[Records contained in a dataset]
━━━━
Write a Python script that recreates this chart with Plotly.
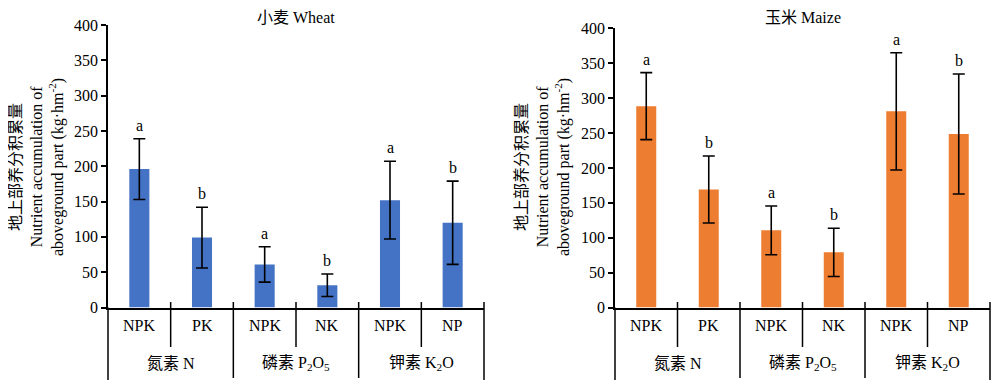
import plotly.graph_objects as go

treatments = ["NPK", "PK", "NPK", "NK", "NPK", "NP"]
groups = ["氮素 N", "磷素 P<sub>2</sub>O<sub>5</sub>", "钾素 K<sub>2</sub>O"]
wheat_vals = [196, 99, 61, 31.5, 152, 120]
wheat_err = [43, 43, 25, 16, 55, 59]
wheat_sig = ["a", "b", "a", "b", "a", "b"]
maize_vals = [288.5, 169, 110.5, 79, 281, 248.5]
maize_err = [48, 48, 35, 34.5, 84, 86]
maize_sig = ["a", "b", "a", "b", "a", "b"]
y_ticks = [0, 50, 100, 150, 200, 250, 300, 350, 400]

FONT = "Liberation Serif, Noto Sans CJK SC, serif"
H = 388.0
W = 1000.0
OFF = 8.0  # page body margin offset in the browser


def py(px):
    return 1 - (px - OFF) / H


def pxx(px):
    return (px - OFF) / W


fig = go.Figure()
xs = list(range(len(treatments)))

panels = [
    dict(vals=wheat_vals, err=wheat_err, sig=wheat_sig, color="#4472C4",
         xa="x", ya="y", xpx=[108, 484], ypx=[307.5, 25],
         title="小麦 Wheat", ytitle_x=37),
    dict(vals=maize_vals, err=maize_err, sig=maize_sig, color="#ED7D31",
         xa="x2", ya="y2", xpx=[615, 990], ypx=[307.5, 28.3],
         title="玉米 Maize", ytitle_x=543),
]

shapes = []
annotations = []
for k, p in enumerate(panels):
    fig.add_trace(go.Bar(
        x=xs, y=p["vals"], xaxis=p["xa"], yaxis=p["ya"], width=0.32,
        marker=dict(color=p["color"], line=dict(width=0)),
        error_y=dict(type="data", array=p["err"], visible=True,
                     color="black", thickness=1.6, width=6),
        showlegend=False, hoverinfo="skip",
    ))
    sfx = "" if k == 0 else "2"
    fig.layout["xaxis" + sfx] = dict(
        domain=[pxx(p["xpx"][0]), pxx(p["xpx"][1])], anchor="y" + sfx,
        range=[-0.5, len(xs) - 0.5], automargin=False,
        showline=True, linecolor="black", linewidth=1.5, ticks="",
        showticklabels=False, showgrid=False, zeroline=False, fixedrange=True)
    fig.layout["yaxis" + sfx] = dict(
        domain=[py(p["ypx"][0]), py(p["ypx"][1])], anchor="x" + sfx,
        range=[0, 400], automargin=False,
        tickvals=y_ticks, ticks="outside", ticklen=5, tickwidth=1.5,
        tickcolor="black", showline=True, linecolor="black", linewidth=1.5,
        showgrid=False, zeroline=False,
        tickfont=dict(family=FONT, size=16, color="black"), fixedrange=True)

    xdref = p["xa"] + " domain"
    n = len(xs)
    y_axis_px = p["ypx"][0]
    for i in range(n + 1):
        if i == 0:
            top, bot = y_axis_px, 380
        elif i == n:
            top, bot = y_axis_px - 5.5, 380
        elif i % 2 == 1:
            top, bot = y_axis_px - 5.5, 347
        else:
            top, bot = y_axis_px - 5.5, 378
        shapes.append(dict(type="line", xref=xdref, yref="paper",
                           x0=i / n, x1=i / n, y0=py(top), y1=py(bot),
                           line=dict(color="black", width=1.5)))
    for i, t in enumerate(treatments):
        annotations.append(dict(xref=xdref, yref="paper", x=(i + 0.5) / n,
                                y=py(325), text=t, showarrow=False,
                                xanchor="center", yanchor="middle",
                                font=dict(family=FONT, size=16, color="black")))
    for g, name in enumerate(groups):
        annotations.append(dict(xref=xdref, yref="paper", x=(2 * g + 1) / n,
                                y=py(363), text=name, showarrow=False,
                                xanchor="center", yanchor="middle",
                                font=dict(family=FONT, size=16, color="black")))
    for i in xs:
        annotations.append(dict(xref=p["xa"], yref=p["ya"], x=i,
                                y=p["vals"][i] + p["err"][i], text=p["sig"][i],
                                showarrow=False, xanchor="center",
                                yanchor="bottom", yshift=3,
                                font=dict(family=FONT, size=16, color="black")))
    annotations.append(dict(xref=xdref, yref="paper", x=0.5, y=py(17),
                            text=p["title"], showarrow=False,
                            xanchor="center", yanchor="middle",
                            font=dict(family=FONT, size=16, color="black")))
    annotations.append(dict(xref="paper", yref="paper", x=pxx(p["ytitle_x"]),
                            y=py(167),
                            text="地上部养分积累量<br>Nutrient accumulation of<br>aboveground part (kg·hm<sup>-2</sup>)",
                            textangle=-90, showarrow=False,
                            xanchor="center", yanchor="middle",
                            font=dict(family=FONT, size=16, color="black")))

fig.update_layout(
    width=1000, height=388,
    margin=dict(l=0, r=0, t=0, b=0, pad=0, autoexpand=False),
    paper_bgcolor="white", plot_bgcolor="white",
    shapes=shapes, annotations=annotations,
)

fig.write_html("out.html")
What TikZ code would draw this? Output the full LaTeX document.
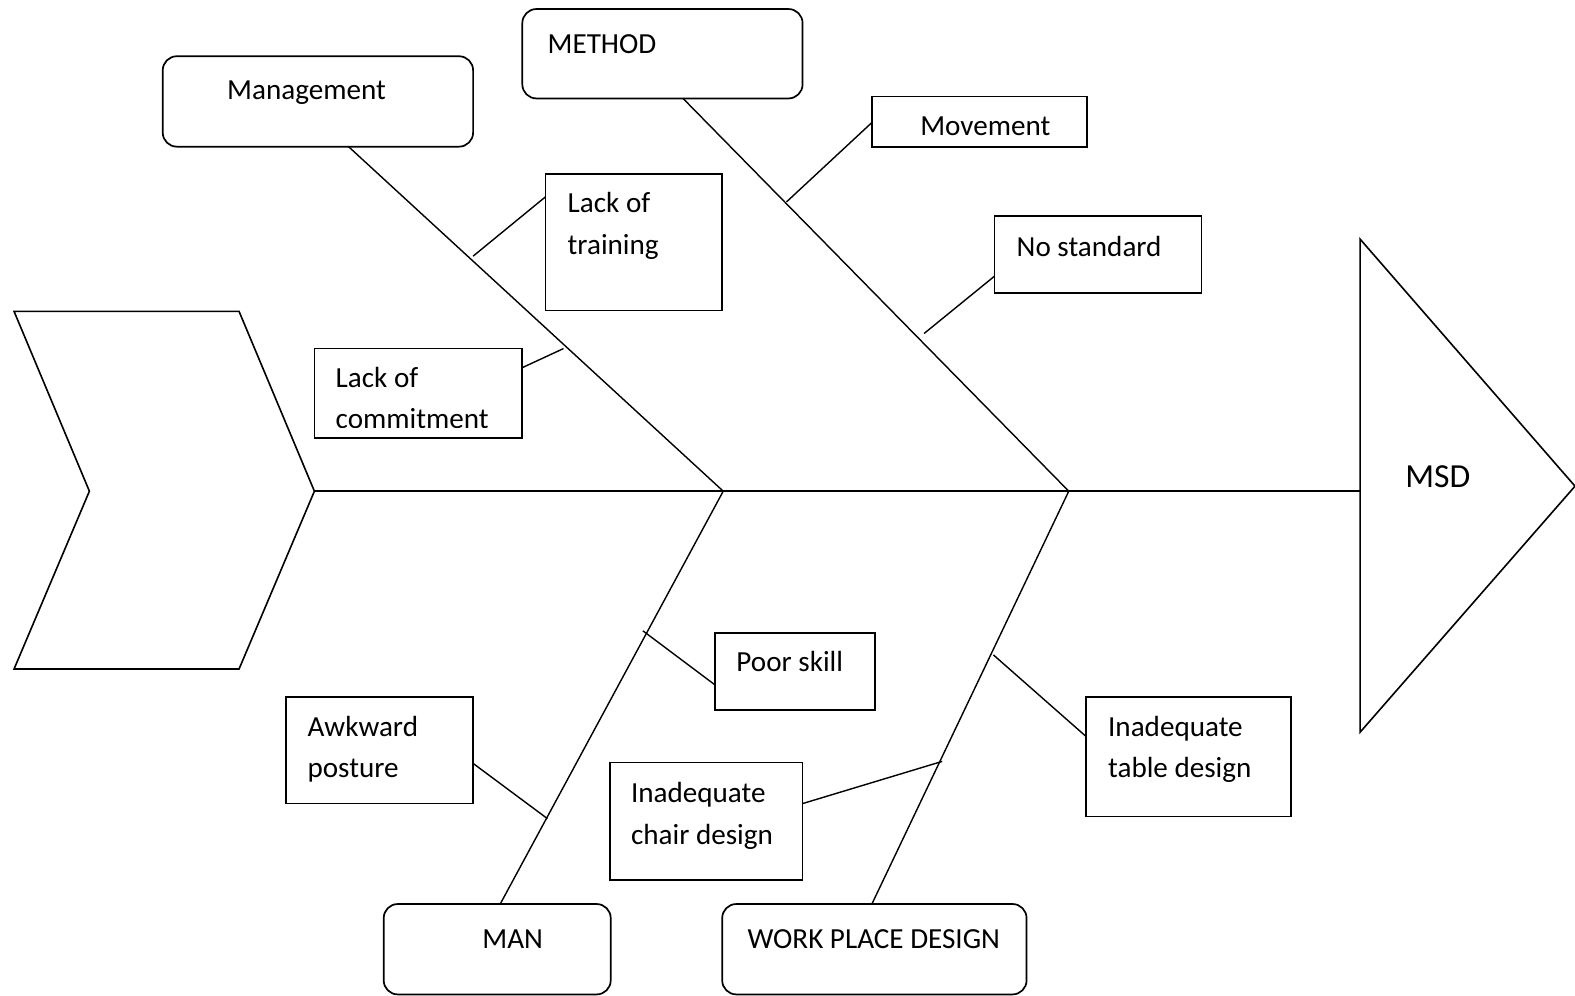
━━━━
Search the data for the string "this". List each line that has it.

COMPLETED EXERCISE —
Write a Python script that recreates this chart with Plotly.
What TikZ code would draw this? Output the full LaTeX document.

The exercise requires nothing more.